The boy had said Mr. Kelley abused him on several occasions while he was spending the night at the teacher’s house as part of a program called “Kids in Need.”

Mr. Kelley taught in SWR for 13 years and was being considered for an administrative position at the time of his arrest. He offered to pay for the boy’s counseling, we wrote.

Postscript: According to state records, Mr. Kelley, who was sentenced to two years in prison in 1987, began collecting a $3,744 pension from Shoreham-Wading River in 2008. To date he has been paid nearly $15,000 from the New York State Teachers Retirement System.

Dems tap Civiletti versus Prusinowski

The mood in the Black Lantern Room at Polish Hall was upbeat Monday night as the town Democratic Party nominated its roster for the fall election and proclaimed the vulnerability of Republican incumbents, editor Sue Miller wrote in the June 18, 1987 issue of the Riverhead News-Review.

At the top of the ticket is Alan Lane, 51, who announced his intention last week to run for supervisor against incumbent Joe Janoski, who is seeking his fifth term, or Republican Lou Boschetti who is challenging Mr. Janoski in a primary, she wrote.

Councilman John Lombardi is also seeking reelection and his running mate for the two open Town Board seats — Republican Vic Prusinowski is also up for reelection — is Denise Civiletti, a 29-year-old attorney from Coram who attended St. Isidore’s School in Riverhead and has lived here since 1985, she wrote.

In her acceptance speech, Ms. Civiletti chided the current administration for its complacency and status quo mentality that “is ineffective in dealing with the monumental issues facing Eastern Long Island in the 1990s and the 21st Century.” Among her primary concerns are the environment, development, affordable housing, waste disposal and the economy.

Postscript: Ms. Civiletti beat the incumbent Mr. Prusinowski and served one four-year term on the Town Board. She later became editor and co-publisher of the News-Review. Today, she serves as co-publisher of Mr. Lombardi also won that year giving Democrats the majority. Mr. Janoski, however, defeated Mr. Lane to remain town supervisor.

20 years ago …

Riverhead Savings Bank declared dead at 120

The last time depositors lined up outside Riverhead Savings Bank as best as anyone can remember was after the stock market crash of 1929, publisher Troy Gustavson wrote in the June 18, 1992 issue of The News-Review. But there were lines again on Monday morning, following the New York Banking Department’s decision to seize RSB and its parent American Savings Bank of White Pains. Write them off as victims of the Great Real Estate Crash of the late 1980s and early 1990s, he wrote.

The New York State Superintendent of Banks at the time told the News-Review that RSB “had a substantial negative net worth.”

“There is no equity there,” Derrick Cephas said. “There was no hope and no possibility that the banks could ever revive themselves.”
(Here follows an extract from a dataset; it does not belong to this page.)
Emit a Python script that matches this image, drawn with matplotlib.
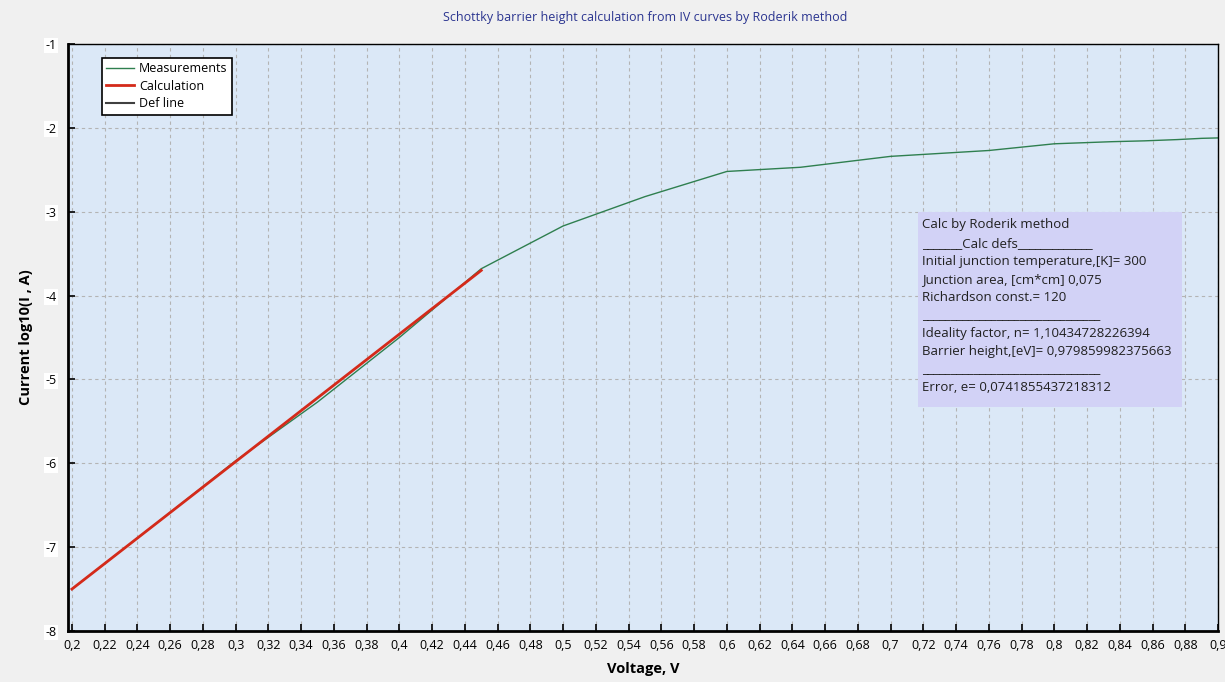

Depositors lost about $2 million with the closures, we reported. That, coincidentally, was about the same amount as was withdrawn from the bank’s three branches by depositors on the day news of the seizure broke.

The branches were taken over by the Bank of New York.

Shoreham Nuclear Power Plant declared defunct

The final chapter in the controversial $5.5 million Shoreham Nuclear Power Plant, which has never produced a single watt of commercial power, is about to be written, we wrote in the June 18, 1992 issue of the Riverhead News-Review.

The Nuclear Regulatory Commission issued an order on June 18, 1992 approving plans to decommission and dismantle the ill-fated nuclear power plant.

“I’m thrilled,” said former LIPA chairman Richard Kessel. “I think it’s about time.”